(Data excerpt):
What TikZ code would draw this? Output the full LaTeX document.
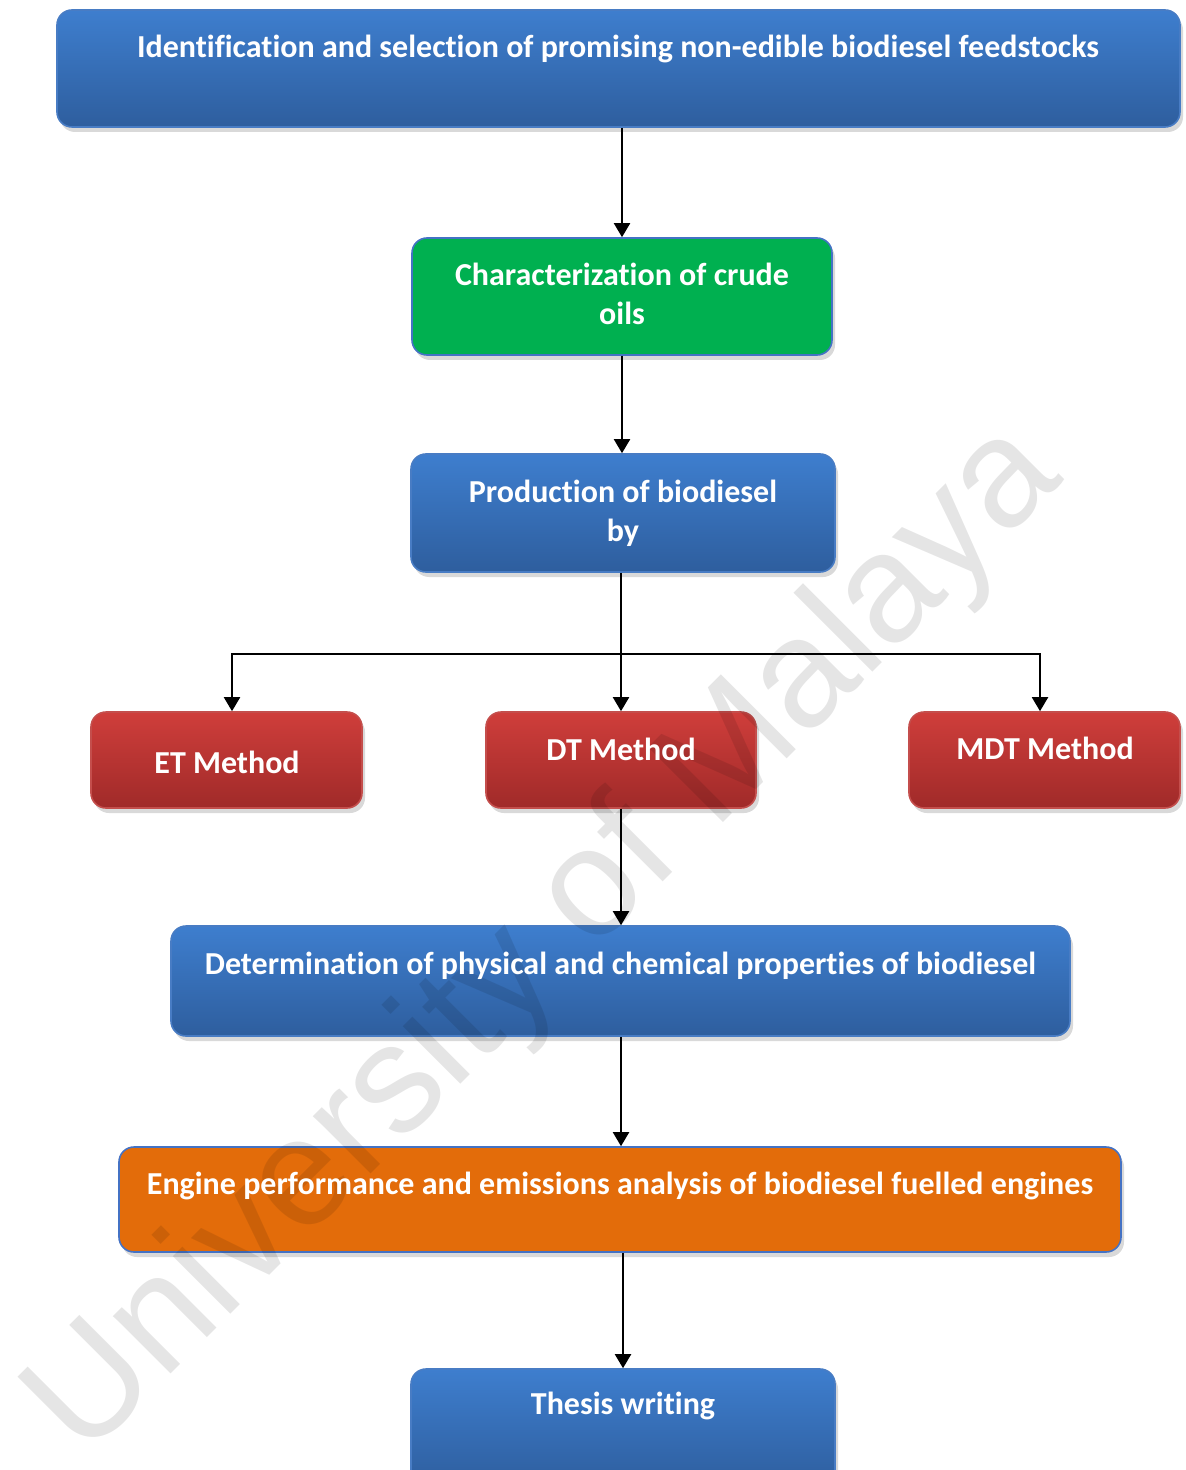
\documentclass[tikz,border=0pt]{standalone}
\usepackage{fontspec}
\setmainfont[Ligatures=NoCommon]{Carlito}
\newfontfamily\markfont{Liberation Sans}
\usepackage{tikz}
\usetikzlibrary{arrows.meta, shadows}
\definecolor{blueTop}{RGB}{62,126,206}
\definecolor{blueBot}{RGB}{46,94,158}
\definecolor{blueEdge}{RGB}{72,124,196}
\definecolor{greenFill}{RGB}{0,176,80}
\definecolor{redTop}{RGB}{207,62,59}
\definecolor{redBot}{RGB}{160,42,41}
\definecolor{redEdge}{RGB}{196,78,76}
\definecolor{orangeFill}{RGB}{227,108,10}
\definecolor{frameBlue}{RGB}{68,114,196}

\tikzset{
  box/.style={rounded corners=7.5pt, line width=0.8pt, inner sep=0pt,
    drop shadow={shadow xshift=1.5pt, shadow yshift=-2.5pt, opacity=0.3}},
  bluebox/.style={box, draw=blueEdge, top color=blueTop, bottom color=blueBot},
  redbox/.style={box, draw=redEdge, top color=redTop, bottom color=redBot},
  greenbox/.style={box, draw=frameBlue, fill=greenFill},
  orangebox/.style={box, draw=frameBlue, fill=orangeFill},
  boxtext/.style={text=white, font=\bfseries\fontsize{16}{19.5}\selectfont,
    align=center, inner sep=0pt, anchor=base},
  flow/.style={-{Triangle[width=8pt,length=7pt]}, line width=1pt},
}

\begin{document}
\begin{tikzpicture}[x=0.5pt, y=-0.5pt]
  \useasboundingbox (0,0) rectangle (1186,1470);

  % boxes
  \node[bluebox, minimum width=561.5pt, minimum height=58.5pt] (ident) at (618.5,68.5) {};
  \node[greenbox, minimum width=210pt, minimum height=58.5pt] (charac) at (622,296.5) {};
  \node[bluebox, minimum width=212pt, minimum height=59pt] (prod) at (623,513) {};
  \node[redbox, minimum width=135.5pt, minimum height=48pt] (et) at (226.5,760) {};
  \node[redbox, minimum width=135pt, minimum height=48pt] (dt) at (621,760) {};
  \node[redbox, minimum width=135.5pt, minimum height=48pt] (mdt) at (1044.5,760) {};
  \node[bluebox, minimum width=449.5pt, minimum height=55pt] (props) at (620.5,981) {};
  \node[orangebox, minimum width=501pt, minimum height=52.5pt] (engine) at (620,1199.5) {};
  \node[bluebox, minimum width=212pt, minimum height=59pt] (thesis) at (623,1428) {};

  % connectors
  \coordinate (split) at (621,654);
  \draw[flow] (charac.north |- ident.south) -- (charac.north);
  \draw[flow] (charac.south) -- (charac.south |- prod.north);
  \draw[flow] (dt.north |- prod.south) -- (dt.north);
  \draw[line width=1pt] ([xshift=2.75pt]et.north |- split) -- ([xshift=-2.25pt]mdt.north |- split);
  \draw[flow] (split) -| ([xshift=2.75pt]et.north);
  \draw[flow] (split) -| ([xshift=-2.25pt]mdt.north);
  \draw[flow] (dt.south) -- (dt.south |- props.north);
  \draw[flow] (dt.south |- props.south) -- (dt.south |- engine.north);
  \draw[flow] (thesis.north |- engine.south) -- (thesis.north);

  % watermark
  \node[rotate=45, anchor=base, text=black, opacity=0.1, inner sep=0pt,
    font=\markfont\fontsize{77}{84}\selectfont] (mark) at (575,970) {University of Malaya};

  % labels
  \node[boxtext] (identT) at (618,58) {Identification and selection of promising non-edible biodiesel feedstocks};
  \node[boxtext] (characT) at (622,325) {Characterization of crude\\oils};
  \node[boxtext] (prodT) at (623,541) {Production of biodiesel\\by};
  \node[boxtext] (etT) at (227,773) {ET Method};
  \node[boxtext] (dtT) at (621,760) {DT Method};
  \node[boxtext] (mdtT) at (1045,759) {MDT Method};
  \node[boxtext] (propsT) at (620.5,974) {Determination of physical and chemical properties of biodiesel};
  \node[boxtext] (engineT) at (620,1194) {Engine performance and emissions analysis of biodiesel fuelled engines};
  \node[boxtext] (thesisT) at (623,1414) {Thesis writing};
\end{tikzpicture}
\end{document}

(Job): Repeat only the lines between the start of the data and the line with "(0,0) rectangle (1186,1470);", including those two lines, and skip the pictures.

(Output for this exercise):
What TikZ code would draw this? Output the full LaTeX document.
\documentclass[tikz,border=0pt]{standalone}
\usepackage{fontspec}
\setmainfont[Ligatures=NoCommon]{Carlito}
\newfontfamily\markfont{Liberation Sans}
\usepackage{tikz}
\usetikzlibrary{arrows.meta, shadows}
\definecolor{blueTop}{RGB}{62,126,206}
\definecolor{blueBot}{RGB}{46,94,158}
\definecolor{blueEdge}{RGB}{72,124,196}
\definecolor{greenFill}{RGB}{0,176,80}
\definecolor{redTop}{RGB}{207,62,59}
\definecolor{redBot}{RGB}{160,42,41}
\definecolor{redEdge}{RGB}{196,78,76}
\definecolor{orangeFill}{RGB}{227,108,10}
\definecolor{frameBlue}{RGB}{68,114,196}

\tikzset{
  box/.style={rounded corners=7.5pt, line width=0.8pt, inner sep=0pt,
    drop shadow={shadow xshift=1.5pt, shadow yshift=-2.5pt, opacity=0.3}},
  bluebox/.style={box, draw=blueEdge, top color=blueTop, bottom color=blueBot},
  redbox/.style={box, draw=redEdge, top color=redTop, bottom color=redBot},
  greenbox/.style={box, draw=frameBlue, fill=greenFill},
  orangebox/.style={box, draw=frameBlue, fill=orangeFill},
  boxtext/.style={text=white, font=\bfseries\fontsize{16}{19.5}\selectfont,
    align=center, inner sep=0pt, anchor=base},
  flow/.style={-{Triangle[width=8pt,length=7pt]}, line width=1pt},
}

\begin{document}
\begin{tikzpicture}[x=0.5pt, y=-0.5pt]
  \useasboundingbox (0,0) rectangle (1186,1470);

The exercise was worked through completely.